Student loans lead to lower home values
The study found that on average millennials who were carrying student loan debt had to take larger mortgages on homes that had lower values. Millennials without student loan debt had a median home value of $8,000 more than their counterparts.
A surprising piece of information is that the percentage of millennials owning a home is not drastically different between those with debt versus those without debt. There is only a 2 percent difference between the two groups.
The real difference comes in the difference in price of their homes. This is believed to be due to the fact that it’s harder to save up for a down payment while paying on student loans.
What are those with student loan debt supposed to do?
Over the past two decades the amount of student loan debt has continued to rise. In recent years, as millennials have started to enter the housing market, home values have risen as well. Lenders are having to deny millennials for their mortgage loans due to the amount of student loan debt they are carrying.
Lenders are advising millennials to work on paying down their student debt. Deferring payments in order to save up money for a down payment could leave you with money in the bank and a denial letter from your lender. This is because the amount of debt you are carrying is a major factor in the decision to approve you for a loan.
It’s important to understand how your repayment options work. There are many ways to reduce the amount of your monthly payment while still starting to pay instead of deferring payment until later.
Mortgage interest rates are no longer at rock bottom and they are expected to climb. This will make it more difficult for those with student loan debt to qualify for a mortgage.
So, what are college students and college graduates supposed to do?
If you are a current college student, make sure you consider if you actually need the full amount of the aid you are offered each semester.

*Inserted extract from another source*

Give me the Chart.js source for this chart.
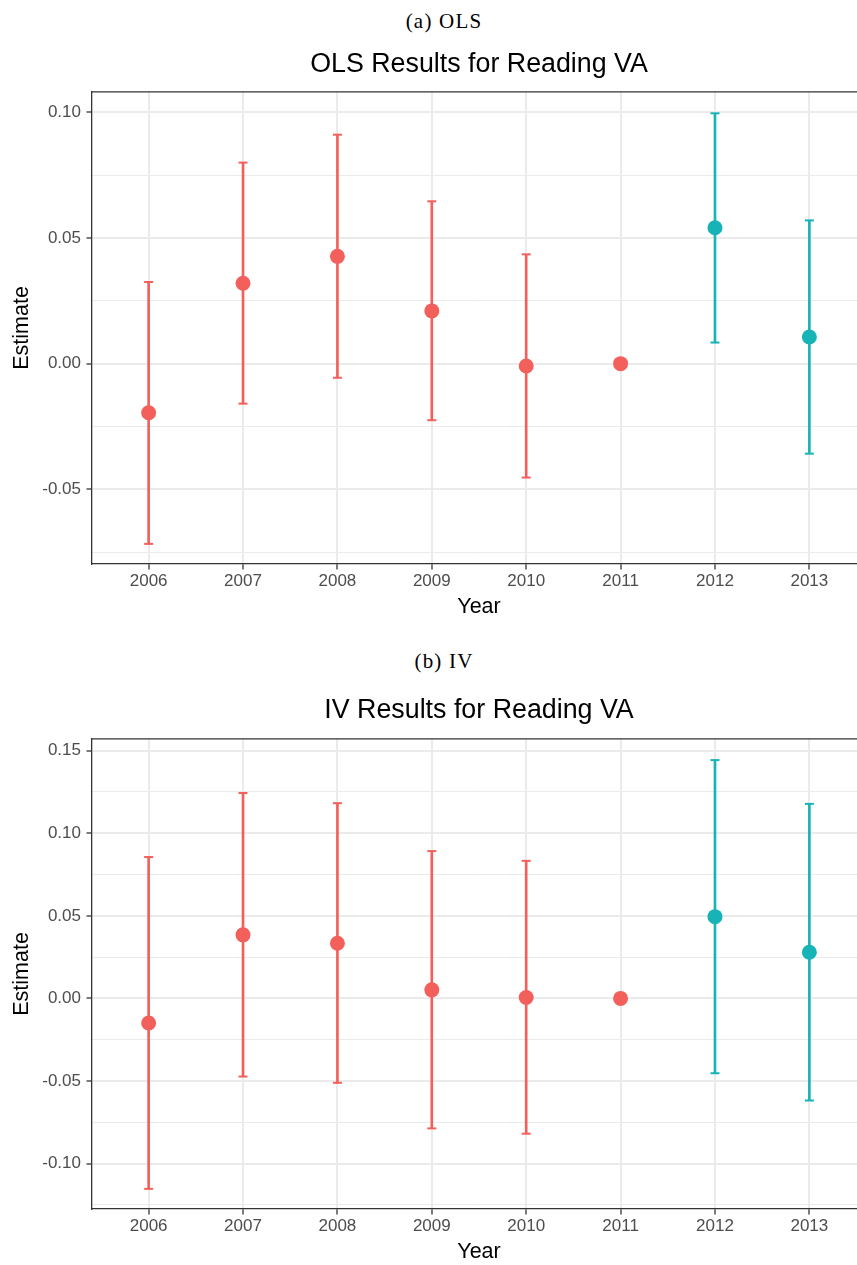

It might be nice to have the refunds after your school is paid in order to have some money for living expenses, but think about if you actually need it. That Starbucks coffee might taste good but if you are buying it with money that you are paying interest on, it really isn’t worth it.
It’s also important to finish school out when you take out student loans. You owe the money either way, so if you finish and earn the degree you have a higher chance of a larger income that will help you pay the loans back.
Ignoring your loans won’t make them go away and won’t help your situation. If you have questions talk to a financial planner that specializes in student loans. This can help with devising a financial plan that will help you pay down on your loans and save up for a house.